■ Task prompt: Transcribe the listing that follows in full, omitting pictures.

■ Recorded information:
####
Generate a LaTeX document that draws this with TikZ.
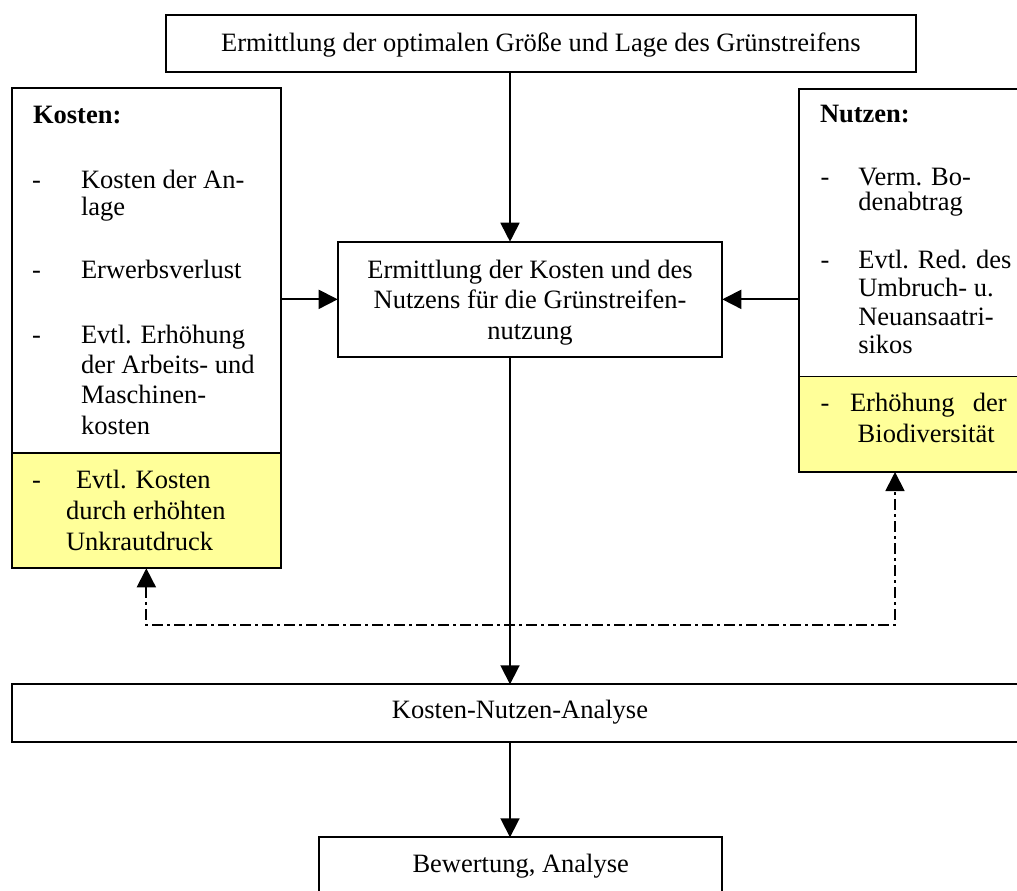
\documentclass[tikz,border=0pt]{standalone}
\usepackage{fontspec}
\setmainfont{Liberation Serif}
\usetikzlibrary{arrows.meta}
\definecolor{notegelb}{HTML}{FFFF99}
% stacked lines with a fixed baseline distance; the baseline of the block is its first line
\newcommand{\linesL}[2][29.5pt]{\vtop{\baselineskip=#1\lineskiplimit=-100pt\lineskip=0pt\halign{##\hfil\cr#2\crcr}}}
\newcommand{\linesC}[2][30.5pt]{\vtop{\baselineskip=#1\lineskiplimit=-100pt\lineskip=0pt\halign{\hfil##\hfil\cr#2\crcr}}}
\tikzset{
  frame/.style={draw, line width=1.8pt, inner sep=0pt, outer sep=0pt},
  ltext/.style={inner sep=0pt, outer sep=0pt, anchor=base west},
  arr/.style={line width=1.8pt, -{Triangle[length=19pt,width=19pt]}},
  dd/.style={line width=1.8pt, dash pattern=on 11pt off 4pt on 3pt off 4pt,
    {Triangle[length=19pt,width=19pt]}-{Triangle[length=19pt,width=19pt]}}
}
\begin{document}
\begin{tikzpicture}[x=1pt, y=-1pt, font=\fontsize{26.5}{30}\selectfont]
\useasboundingbox (0,0) rectangle (1017,891);
\fill[white] (0,0) rectangle (1017,891);
\clip (0,0) rectangle (1017,891);

% boxes
\node[frame, minimum width=750.3pt, text height=37pt, text depth=19.7pt, anchor=north]
  (top) at (540.85,15) {Ermittlung der optimalen Größe und Lage des Grünstreifens};
\node[frame, minimum width=384.6pt, text height=36.6pt, text depth=78.7pt, anchor=north]
  (mid) at (530,241.7) {\linesC{Ermittlung der Kosten und des\cr Nutzens für die Grünstreifen-\cr nutzung}};
\node[frame, minimum width=269.3pt, minimum height=365pt, anchor=north west] (kost) at (11.7,88.3) {};
\node[frame, fill=notegelb, minimum width=269.3pt, minimum height=115pt, anchor=north west] (kostY) at (11.7,453.3) {};
\node[frame, minimum width=240pt, minimum height=287.5pt, anchor=north west] (nutz) at (799,89) {};
\node[frame, fill=notegelb, minimum width=240pt, minimum height=95.5pt, anchor=north west] (nutzY) at (799,376.5) {};
\node[frame, minimum width=1016.6pt, text height=34pt, text depth=23.4pt, anchor=north]
  (kna) at (520,684.3) {Kosten-Nutzen-Analyse};
\node[frame, minimum width=403.3pt, text height=35.4pt, text depth=40pt, anchor=north]
  (bew) at (520.7,837.3) {Bewertung, Analyse};

% connectors
\coordinate (axis) at (510,0);
\coordinate (dr) at (895,625);
\draw[arr] (axis |- top.south) -- (axis |- mid.north);
\draw[arr] (kost.east |- mid.west) -- (mid.west);
\draw[arr] (nutz.west |- mid.east) -- (mid.east);
\draw[arr] (axis |- mid.south) -- (axis |- kna.north);
\draw[arr] (axis |- kna.south) -- (axis |- bew.north);
\draw[dd] (kostY.south) |- (dr) -- (dr |- nutzY.south);

% Kosten
\node[ltext] (kh) at (33,123) {\bfseries Kosten:};
\node[ltext] (kd1) at (32,188) {-};
\node[ltext] (k1) at (81,188) {\linesL[27pt]{Kosten der An-\cr lage}};
\node[ltext] (kd2) at (32,278) {-};
\node[ltext] (k2) at (81,278) {Erwerbsverlust};
\node[ltext] (kd3) at (32,343.3) {-};
\node[ltext] (k3) at (81,343.3) {\linesL[30.3pt]{Evtl. Erhöhung\cr der Arbeits- und\cr Maschinen-\cr kosten}};
\node[ltext] (kd4) at (32,488) {-};
\node[ltext] (k4) at (66,488) {\linesL[31pt]{\hspace{10pt}Evtl. Kosten\cr durch erhöhten\cr Unkrautdruck}};

% Nutzen
\node[ltext] (nh) at (820,122.3) {\bfseries Nutzen:};
\node[ltext] (nd1) at (820.5,185) {-};
\node[ltext] (n1) at (858.3,185) {\linesL[25pt]{Verm. Bo-\cr denabtrag}};
\node[ltext] (nd2) at (820.5,268.3) {-};
\node[ltext] (n2) at (858.3,268.3) {\linesL[28.5pt]{Evtl. Red. des\cr Umbruch- u.\cr Neuansaatri-\cr sikos}};
\node[ltext] (nd3) at (820.5,411.7) {-};
\node[ltext] (n3) at (850,411.7) {\linesL[31pt]{\hbox to 156.7pt{Erhöhung\hfill der}\cr\hspace{7.7pt}Biodiversität}};
\end{tikzpicture}
\end{document}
####
■ Solution for this exercise:
Generate a LaTeX document that draws this with TikZ.
\documentclass[tikz,border=0pt]{standalone}
\usepackage{fontspec}
\setmainfont{Liberation Serif}
\usetikzlibrary{arrows.meta}
\definecolor{notegelb}{HTML}{FFFF99}
% stacked lines with a fixed baseline distance; the baseline of the block is its first line
\newcommand{\linesL}[2][29.5pt]{\vtop{\baselineskip=#1\lineskiplimit=-100pt\lineskip=0pt\halign{##\hfil\cr#2\crcr}}}
\newcommand{\linesC}[2][30.5pt]{\vtop{\baselineskip=#1\lineskiplimit=-100pt\lineskip=0pt\halign{\hfil##\hfil\cr#2\crcr}}}
\tikzset{
  frame/.style={draw, line width=1.8pt, inner sep=0pt, outer sep=0pt},
  ltext/.style={inner sep=0pt, outer sep=0pt, anchor=base west},
  arr/.style={line width=1.8pt, -{Triangle[length=19pt,width=19pt]}},
  dd/.style={line width=1.8pt, dash pattern=on 11pt off 4pt on 3pt off 4pt,
    {Triangle[length=19pt,width=19pt]}-{Triangle[length=19pt,width=19pt]}}
}
\begin{document}
\begin{tikzpicture}[x=1pt, y=-1pt, font=\fontsize{26.5}{30}\selectfont]
\useasboundingbox (0,0) rectangle (1017,891);
\fill[white] (0,0) rectangle (1017,891);
\clip (0,0) rectangle (1017,891);

% boxes
\node[frame, minimum width=750.3pt, text height=37pt, text depth=19.7pt, anchor=north]
  (top) at (540.85,15) {Ermittlung der optimalen Größe und Lage des Grünstreifens};
\node[frame, minimum width=384.6pt, text height=36.6pt, text depth=78.7pt, anchor=north]
  (mid) at (530,241.7) {\linesC{Ermittlung der Kosten und des\cr Nutzens für die Grünstreifen-\cr nutzung}};
\node[frame, minimum width=269.3pt, minimum height=365pt, anchor=north west] (kost) at (11.7,88.3) {};
\node[frame, fill=notegelb, minimum width=269.3pt, minimum height=115pt, anchor=north west] (kostY) at (11.7,453.3) {};
\node[frame, minimum width=240pt, minimum height=287.5pt, anchor=north west] (nutz) at (799,89) {};
\node[frame, fill=notegelb, minimum width=240pt, minimum height=95.5pt, anchor=north west] (nutzY) at (799,376.5) {};
\node[frame, minimum width=1016.6pt, text height=34pt, text depth=23.4pt, anchor=north]
  (kna) at (520,684.3) {Kosten-Nutzen-Analyse};
\node[frame, minimum width=403.3pt, text height=35.4pt, text depth=40pt, anchor=north]
  (bew) at (520.7,837.3) {Bewertung, Analyse};

% connectors
\coordinate (axis) at (510,0);
\coordinate (dr) at (895,625);
\draw[arr] (axis |- top.south) -- (axis |- mid.north);
\draw[arr] (kost.east |- mid.west) -- (mid.west);
\draw[arr] (nutz.west |- mid.east) -- (mid.east);
\draw[arr] (axis |- mid.south) -- (axis |- kna.north);
\draw[arr] (axis |- kna.south) -- (axis |- bew.north);
\draw[dd] (kostY.south) |- (dr) -- (dr |- nutzY.south);

% Kosten
\node[ltext] (kh) at (33,123) {\bfseries Kosten:};
\node[ltext] (kd1) at (32,188) {-};
\node[ltext] (k1) at (81,188) {\linesL[27pt]{Kosten der An-\cr lage}};
\node[ltext] (kd2) at (32,278) {-};
\node[ltext] (k2) at (81,278) {Erwerbsverlust};
\node[ltext] (kd3) at (32,343.3) {-};
\node[ltext] (k3) at (81,343.3) {\linesL[30.3pt]{Evtl. Erhöhung\cr der Arbeits- und\cr Maschinen-\cr kosten}};
\node[ltext] (kd4) at (32,488) {-};
\node[ltext] (k4) at (66,488) {\linesL[31pt]{\hspace{10pt}Evtl. Kosten\cr durch erhöhten\cr Unkrautdruck}};

% Nutzen
\node[ltext] (nh) at (820,122.3) {\bfseries Nutzen:};
\node[ltext] (nd1) at (820.5,185) {-};
\node[ltext] (n1) at (858.3,185) {\linesL[25pt]{Verm. Bo-\cr denabtrag}};
\node[ltext] (nd2) at (820.5,268.3) {-};
\node[ltext] (n2) at (858.3,268.3) {\linesL[28.5pt]{Evtl. Red. des\cr Umbruch- u.\cr Neuansaatri-\cr sikos}};
\node[ltext] (nd3) at (820.5,411.7) {-};
\node[ltext] (n3) at (850,411.7) {\linesL[31pt]{\hbox to 156.7pt{Erhöhung\hfill der}\cr\hspace{7.7pt}Biodiversität}};
\end{tikzpicture}
\end{document}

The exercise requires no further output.